Community Bioprinting
Creating an open source model and method to turn affordable filament printers into gel-based bioprinters to encourage sustainable design in makerspaces.
AutoCAD 3D Modeling
Hardware Design
Biodesign
Duration
4 months
Recognition
Innovation Catalyst Grant, 2023 (Jacobs Institute for Design Innovation)
Motivation
The vision is to create a low-cost bioprinter that is open source, and available to anyone, from hobbyists to students.
Design Proposition
The bioprinter is designed to extrude gel-like materials through a syringe mechanism. To make this as low cost as possible, I kept the bill of materials under $150.
I purchased an Ender-3 Printer ($99 Black Friday Sale), various hardware (screws, ball bearings, and stepper motor, <$50). I used the printer to 3D print in PLA all the required parts for a mounted syringe mechanism, and reconfigured the hardware assembly, electrical connections, and G-code to allow for no-heat printing.
Materials Design
I began by casting the materials in a mold - before (top) and after (bottom) drying.
Testing various biodegradable materials and ratios. High concentrations of glycerine increased flexibility but could result in stickiness (see above).

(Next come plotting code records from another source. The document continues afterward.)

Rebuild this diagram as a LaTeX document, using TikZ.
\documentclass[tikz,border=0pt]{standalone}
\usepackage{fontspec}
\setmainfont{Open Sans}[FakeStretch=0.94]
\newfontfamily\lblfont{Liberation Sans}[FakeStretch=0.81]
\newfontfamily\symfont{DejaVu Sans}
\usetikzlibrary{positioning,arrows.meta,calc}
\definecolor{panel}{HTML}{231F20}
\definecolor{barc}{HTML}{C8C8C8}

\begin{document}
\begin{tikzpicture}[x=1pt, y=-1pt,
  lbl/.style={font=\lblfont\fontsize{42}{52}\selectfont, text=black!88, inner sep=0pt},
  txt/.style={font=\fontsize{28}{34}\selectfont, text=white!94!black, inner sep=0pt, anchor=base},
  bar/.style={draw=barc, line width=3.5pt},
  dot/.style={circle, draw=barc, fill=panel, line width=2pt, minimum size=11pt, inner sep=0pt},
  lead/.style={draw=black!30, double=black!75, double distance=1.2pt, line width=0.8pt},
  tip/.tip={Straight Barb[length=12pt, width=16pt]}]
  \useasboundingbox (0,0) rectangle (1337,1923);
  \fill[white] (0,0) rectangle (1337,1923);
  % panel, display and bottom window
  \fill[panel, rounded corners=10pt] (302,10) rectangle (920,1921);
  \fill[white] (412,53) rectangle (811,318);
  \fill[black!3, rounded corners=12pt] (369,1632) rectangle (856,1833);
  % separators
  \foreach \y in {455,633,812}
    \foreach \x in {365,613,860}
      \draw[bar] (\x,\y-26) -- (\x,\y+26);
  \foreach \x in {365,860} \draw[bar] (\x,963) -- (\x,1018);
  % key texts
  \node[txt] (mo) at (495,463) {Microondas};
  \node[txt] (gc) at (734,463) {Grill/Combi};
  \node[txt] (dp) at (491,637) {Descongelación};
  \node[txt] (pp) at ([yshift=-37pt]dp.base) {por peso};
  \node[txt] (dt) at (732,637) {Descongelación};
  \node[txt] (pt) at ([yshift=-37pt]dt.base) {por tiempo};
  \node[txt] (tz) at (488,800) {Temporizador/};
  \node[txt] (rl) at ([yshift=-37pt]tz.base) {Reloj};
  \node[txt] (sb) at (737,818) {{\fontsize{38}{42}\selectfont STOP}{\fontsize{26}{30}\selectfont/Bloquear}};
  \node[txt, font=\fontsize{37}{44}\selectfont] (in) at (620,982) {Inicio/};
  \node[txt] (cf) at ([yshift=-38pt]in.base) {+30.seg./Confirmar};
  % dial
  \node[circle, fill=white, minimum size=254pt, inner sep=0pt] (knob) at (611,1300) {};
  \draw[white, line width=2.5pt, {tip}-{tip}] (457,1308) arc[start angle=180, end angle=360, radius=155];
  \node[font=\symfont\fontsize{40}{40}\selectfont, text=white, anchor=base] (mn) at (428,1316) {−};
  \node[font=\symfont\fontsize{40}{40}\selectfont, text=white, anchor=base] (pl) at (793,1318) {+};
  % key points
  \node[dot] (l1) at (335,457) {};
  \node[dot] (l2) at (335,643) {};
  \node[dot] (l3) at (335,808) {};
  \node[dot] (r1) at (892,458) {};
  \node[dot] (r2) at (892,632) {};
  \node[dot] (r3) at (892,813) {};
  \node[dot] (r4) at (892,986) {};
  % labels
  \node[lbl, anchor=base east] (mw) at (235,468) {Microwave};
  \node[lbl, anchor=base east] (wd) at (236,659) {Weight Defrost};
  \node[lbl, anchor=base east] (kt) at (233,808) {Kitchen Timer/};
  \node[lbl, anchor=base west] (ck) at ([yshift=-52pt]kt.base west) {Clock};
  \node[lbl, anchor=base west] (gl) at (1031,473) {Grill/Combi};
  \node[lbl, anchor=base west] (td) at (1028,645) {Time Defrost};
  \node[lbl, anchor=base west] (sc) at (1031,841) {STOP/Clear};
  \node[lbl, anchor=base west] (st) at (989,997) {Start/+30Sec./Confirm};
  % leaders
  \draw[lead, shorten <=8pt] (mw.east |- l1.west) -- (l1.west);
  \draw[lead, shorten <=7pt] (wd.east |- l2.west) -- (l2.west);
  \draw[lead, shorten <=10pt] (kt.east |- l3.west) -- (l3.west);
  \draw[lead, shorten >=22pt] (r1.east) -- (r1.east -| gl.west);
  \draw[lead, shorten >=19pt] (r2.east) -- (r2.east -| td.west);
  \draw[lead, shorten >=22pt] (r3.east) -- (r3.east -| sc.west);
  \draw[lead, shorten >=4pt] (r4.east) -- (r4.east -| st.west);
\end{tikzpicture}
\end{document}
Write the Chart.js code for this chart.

The final formulation included Sodium Alginate, Xanthan Gum, Glycerine, Vinegar, and later on included fillers like dried orange peels and eggshells.
Initial tests on "slopping" of the material was done with a syringe to mimic the behavior of the 3D printer, and understand the pressure and nozzle sizing required.
Hardware Design
All hardware was designed in Fusion 360, and printed on Ender-3. The 3D models are still getting refined; the end goal is to publish them online along with instructions on assembly. Current roadblocks include that the stepper motor in the current design does not have sufficient torque to extrude more viscous materials, and a gear system will need to be used.
Parts were assembled using basic hardware (bolts, threaded rods, screws, ball bearings) and the syringe mechanism was mounted on a laser cut aluminum base.
Sketches depicting the planned mechanism of the syringe extruder, before 3D modeling the designs.
Depiction of hardware assembly and 3D modeled parts.
Outcome
The final printed outcome utilizing the recipe mentioned above with dried orange peels as the filler. There are still a few kinks to work through on the mechanical assembly and material formulation side. Utilizing gears will allow for higher torque with the stepper motor, and allow for more viscous materials to be printed. This can also allow for taller 3D structures. With the current set up, only two layers can be printed due to the lower viscosity.